> **Data provided**:
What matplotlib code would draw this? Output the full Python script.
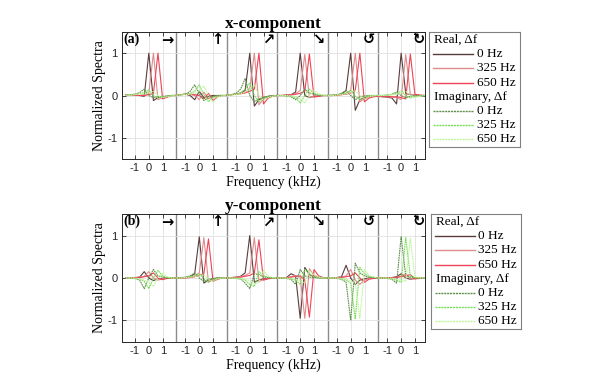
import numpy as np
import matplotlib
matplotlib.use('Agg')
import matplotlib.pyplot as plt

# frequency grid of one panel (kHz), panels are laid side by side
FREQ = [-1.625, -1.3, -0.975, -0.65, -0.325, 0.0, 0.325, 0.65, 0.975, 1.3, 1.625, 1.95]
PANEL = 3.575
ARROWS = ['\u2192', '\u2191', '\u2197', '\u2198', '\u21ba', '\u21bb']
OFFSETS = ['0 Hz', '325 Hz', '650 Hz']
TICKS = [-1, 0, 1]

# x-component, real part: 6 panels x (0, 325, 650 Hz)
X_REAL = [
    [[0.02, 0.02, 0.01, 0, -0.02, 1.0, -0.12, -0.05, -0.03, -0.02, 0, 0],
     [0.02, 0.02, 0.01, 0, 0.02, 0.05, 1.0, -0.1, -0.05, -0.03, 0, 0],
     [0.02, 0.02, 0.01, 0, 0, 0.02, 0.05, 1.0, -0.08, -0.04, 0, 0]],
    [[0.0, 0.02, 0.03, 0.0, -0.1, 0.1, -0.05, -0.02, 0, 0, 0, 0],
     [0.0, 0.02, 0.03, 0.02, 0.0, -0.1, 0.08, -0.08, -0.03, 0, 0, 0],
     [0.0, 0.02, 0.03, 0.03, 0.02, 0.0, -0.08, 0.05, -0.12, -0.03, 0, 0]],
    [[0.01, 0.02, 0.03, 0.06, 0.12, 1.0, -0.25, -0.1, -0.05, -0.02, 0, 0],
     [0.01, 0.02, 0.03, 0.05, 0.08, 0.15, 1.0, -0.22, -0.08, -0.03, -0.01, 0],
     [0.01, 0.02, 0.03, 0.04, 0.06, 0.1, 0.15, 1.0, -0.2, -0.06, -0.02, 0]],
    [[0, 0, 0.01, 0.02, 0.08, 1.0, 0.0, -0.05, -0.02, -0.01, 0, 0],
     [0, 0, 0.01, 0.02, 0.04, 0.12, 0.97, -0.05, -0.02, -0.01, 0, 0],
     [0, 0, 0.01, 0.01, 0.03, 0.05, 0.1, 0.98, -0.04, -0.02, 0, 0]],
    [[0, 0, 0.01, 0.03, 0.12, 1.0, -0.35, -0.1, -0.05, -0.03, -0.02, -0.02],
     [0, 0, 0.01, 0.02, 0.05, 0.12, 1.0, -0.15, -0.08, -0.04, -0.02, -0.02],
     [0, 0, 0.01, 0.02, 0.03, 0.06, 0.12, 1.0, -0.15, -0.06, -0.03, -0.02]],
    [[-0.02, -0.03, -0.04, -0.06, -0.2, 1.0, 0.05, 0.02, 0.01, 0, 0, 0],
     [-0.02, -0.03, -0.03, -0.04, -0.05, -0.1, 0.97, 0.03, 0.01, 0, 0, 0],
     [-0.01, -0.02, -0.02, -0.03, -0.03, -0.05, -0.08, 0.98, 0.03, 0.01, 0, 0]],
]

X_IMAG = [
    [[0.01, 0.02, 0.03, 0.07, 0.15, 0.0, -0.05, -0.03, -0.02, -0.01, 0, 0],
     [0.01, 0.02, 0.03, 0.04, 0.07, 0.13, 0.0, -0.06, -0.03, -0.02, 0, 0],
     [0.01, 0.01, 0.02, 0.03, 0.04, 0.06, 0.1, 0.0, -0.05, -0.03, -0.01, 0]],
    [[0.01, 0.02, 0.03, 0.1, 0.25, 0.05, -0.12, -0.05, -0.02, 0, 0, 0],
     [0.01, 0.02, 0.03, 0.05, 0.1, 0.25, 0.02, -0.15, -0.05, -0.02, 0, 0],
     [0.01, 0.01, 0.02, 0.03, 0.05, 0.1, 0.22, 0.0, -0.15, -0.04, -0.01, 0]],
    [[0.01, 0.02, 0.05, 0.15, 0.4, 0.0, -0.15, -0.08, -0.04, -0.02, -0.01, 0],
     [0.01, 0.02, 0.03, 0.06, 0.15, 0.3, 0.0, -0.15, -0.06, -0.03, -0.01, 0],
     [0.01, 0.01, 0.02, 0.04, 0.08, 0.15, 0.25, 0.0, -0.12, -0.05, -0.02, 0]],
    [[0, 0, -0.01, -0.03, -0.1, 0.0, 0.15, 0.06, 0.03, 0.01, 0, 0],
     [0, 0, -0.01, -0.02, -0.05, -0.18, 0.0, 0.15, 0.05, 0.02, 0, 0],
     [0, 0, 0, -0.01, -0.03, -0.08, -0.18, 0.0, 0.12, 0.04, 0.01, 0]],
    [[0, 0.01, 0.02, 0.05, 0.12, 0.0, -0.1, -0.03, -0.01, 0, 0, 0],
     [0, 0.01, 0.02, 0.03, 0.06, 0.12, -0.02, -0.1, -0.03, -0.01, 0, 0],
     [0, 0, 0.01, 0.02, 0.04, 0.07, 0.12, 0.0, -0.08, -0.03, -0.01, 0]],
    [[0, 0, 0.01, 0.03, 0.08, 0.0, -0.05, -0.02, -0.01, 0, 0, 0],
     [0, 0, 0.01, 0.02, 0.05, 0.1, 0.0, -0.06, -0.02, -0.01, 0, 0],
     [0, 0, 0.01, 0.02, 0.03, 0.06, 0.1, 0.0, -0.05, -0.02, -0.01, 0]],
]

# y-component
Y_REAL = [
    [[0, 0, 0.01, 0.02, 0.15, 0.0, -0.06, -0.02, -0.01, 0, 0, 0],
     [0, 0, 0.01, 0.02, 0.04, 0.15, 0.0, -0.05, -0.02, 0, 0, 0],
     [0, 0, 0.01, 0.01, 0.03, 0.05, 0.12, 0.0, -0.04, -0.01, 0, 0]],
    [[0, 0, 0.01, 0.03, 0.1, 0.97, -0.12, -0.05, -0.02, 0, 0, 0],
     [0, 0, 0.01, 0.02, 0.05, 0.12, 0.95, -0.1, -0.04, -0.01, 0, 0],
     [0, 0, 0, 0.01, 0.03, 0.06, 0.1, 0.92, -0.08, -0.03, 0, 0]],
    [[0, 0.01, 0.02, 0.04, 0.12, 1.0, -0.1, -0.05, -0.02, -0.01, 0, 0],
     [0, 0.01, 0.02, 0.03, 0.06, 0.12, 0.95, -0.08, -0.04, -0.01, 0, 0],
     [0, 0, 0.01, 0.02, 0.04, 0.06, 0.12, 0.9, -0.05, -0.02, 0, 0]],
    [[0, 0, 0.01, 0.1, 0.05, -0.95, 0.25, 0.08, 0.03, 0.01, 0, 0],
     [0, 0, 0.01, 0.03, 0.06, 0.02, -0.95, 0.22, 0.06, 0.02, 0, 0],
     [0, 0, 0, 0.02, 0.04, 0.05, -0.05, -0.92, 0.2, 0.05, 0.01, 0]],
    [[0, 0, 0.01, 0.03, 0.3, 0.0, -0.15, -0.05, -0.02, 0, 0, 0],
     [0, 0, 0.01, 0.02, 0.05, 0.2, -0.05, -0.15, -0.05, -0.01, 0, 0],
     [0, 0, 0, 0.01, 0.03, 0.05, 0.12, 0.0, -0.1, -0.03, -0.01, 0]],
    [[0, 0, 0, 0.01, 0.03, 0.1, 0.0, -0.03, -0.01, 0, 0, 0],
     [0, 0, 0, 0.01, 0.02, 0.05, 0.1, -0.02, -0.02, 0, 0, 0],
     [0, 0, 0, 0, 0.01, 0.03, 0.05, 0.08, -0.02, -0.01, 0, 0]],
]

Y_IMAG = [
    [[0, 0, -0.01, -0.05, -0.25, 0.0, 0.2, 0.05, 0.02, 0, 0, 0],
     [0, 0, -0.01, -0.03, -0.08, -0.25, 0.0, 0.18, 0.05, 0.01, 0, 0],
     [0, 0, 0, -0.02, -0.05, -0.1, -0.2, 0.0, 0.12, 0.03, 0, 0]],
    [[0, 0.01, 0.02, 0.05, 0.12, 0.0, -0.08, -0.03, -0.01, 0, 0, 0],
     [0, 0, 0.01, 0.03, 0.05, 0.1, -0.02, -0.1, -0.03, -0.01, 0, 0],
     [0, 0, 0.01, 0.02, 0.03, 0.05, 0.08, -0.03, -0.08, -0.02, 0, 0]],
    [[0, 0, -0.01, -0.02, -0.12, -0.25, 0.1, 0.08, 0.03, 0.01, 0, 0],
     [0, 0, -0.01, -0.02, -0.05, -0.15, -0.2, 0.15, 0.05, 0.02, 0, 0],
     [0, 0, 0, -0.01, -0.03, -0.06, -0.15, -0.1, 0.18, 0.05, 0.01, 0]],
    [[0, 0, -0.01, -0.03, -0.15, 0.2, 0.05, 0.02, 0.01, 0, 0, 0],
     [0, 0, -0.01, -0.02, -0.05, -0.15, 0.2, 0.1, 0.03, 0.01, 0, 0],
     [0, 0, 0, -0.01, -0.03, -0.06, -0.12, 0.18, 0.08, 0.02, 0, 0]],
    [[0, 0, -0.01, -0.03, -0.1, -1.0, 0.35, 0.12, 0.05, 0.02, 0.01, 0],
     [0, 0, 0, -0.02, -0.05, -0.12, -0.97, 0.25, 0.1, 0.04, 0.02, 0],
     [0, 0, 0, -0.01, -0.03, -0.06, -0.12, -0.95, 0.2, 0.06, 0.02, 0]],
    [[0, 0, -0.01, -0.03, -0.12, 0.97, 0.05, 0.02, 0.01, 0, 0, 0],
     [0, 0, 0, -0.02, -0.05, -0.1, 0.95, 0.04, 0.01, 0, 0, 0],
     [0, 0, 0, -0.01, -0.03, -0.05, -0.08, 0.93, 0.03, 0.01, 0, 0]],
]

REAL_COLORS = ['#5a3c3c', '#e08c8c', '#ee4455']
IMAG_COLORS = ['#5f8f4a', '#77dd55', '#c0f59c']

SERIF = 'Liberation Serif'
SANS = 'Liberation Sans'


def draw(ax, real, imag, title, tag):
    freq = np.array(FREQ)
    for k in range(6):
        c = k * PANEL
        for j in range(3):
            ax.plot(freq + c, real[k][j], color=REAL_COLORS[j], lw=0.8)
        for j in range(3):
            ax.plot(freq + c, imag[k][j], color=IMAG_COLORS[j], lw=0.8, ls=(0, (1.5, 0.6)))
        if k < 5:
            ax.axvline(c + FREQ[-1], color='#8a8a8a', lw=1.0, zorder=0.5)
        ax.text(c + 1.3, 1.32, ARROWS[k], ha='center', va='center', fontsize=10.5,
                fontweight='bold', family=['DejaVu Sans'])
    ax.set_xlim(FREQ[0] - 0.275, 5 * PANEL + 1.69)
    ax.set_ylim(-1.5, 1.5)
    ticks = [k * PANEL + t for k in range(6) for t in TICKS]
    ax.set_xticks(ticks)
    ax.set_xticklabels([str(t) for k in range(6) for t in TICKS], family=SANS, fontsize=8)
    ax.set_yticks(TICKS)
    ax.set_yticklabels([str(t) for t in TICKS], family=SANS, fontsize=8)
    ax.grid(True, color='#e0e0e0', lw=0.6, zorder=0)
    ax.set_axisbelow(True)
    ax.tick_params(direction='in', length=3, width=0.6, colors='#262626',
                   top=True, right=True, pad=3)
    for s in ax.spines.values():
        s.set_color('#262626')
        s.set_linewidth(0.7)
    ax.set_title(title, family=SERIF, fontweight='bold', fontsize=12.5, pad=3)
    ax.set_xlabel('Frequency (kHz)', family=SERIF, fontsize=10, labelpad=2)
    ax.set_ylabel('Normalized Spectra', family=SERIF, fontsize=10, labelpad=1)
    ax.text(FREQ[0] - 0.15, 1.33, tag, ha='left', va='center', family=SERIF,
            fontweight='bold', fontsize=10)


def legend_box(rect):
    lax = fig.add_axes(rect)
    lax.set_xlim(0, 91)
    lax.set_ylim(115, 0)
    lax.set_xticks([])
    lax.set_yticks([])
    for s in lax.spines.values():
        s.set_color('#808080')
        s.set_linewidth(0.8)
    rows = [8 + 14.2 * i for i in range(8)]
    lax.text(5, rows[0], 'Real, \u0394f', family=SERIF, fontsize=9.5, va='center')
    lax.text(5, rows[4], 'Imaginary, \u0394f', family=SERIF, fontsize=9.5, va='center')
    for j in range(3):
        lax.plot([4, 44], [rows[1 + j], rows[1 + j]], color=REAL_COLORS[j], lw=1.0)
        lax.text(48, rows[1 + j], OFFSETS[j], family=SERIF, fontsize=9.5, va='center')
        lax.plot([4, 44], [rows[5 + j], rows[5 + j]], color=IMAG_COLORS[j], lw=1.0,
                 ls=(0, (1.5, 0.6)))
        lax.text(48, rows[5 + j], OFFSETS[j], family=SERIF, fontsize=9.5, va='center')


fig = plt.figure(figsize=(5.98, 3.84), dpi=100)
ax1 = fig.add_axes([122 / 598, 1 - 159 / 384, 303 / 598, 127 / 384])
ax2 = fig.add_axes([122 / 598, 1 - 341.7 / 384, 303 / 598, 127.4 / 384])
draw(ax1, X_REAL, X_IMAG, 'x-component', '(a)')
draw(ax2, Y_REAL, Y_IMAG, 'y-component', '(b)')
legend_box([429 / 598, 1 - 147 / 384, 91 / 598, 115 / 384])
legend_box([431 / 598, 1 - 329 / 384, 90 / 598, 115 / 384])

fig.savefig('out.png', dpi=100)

> **The exercise**: Could the lines from the top of the material through the line with "TICKS = [-1, 0, 1]" be repeated exactly, pictures left out?

> **Answer for this exercise**:
What matplotlib code would draw this? Output the full Python script.
import numpy as np
import matplotlib
matplotlib.use('Agg')
import matplotlib.pyplot as plt

# frequency grid of one panel (kHz), panels are laid side by side
FREQ = [-1.625, -1.3, -0.975, -0.65, -0.325, 0.0, 0.325, 0.65, 0.975, 1.3, 1.625, 1.95]
PANEL = 3.575
ARROWS = ['\u2192', '\u2191', '\u2197', '\u2198', '\u21ba', '\u21bb']
OFFSETS = ['0 Hz', '325 Hz', '650 Hz']
TICKS = [-1, 0, 1]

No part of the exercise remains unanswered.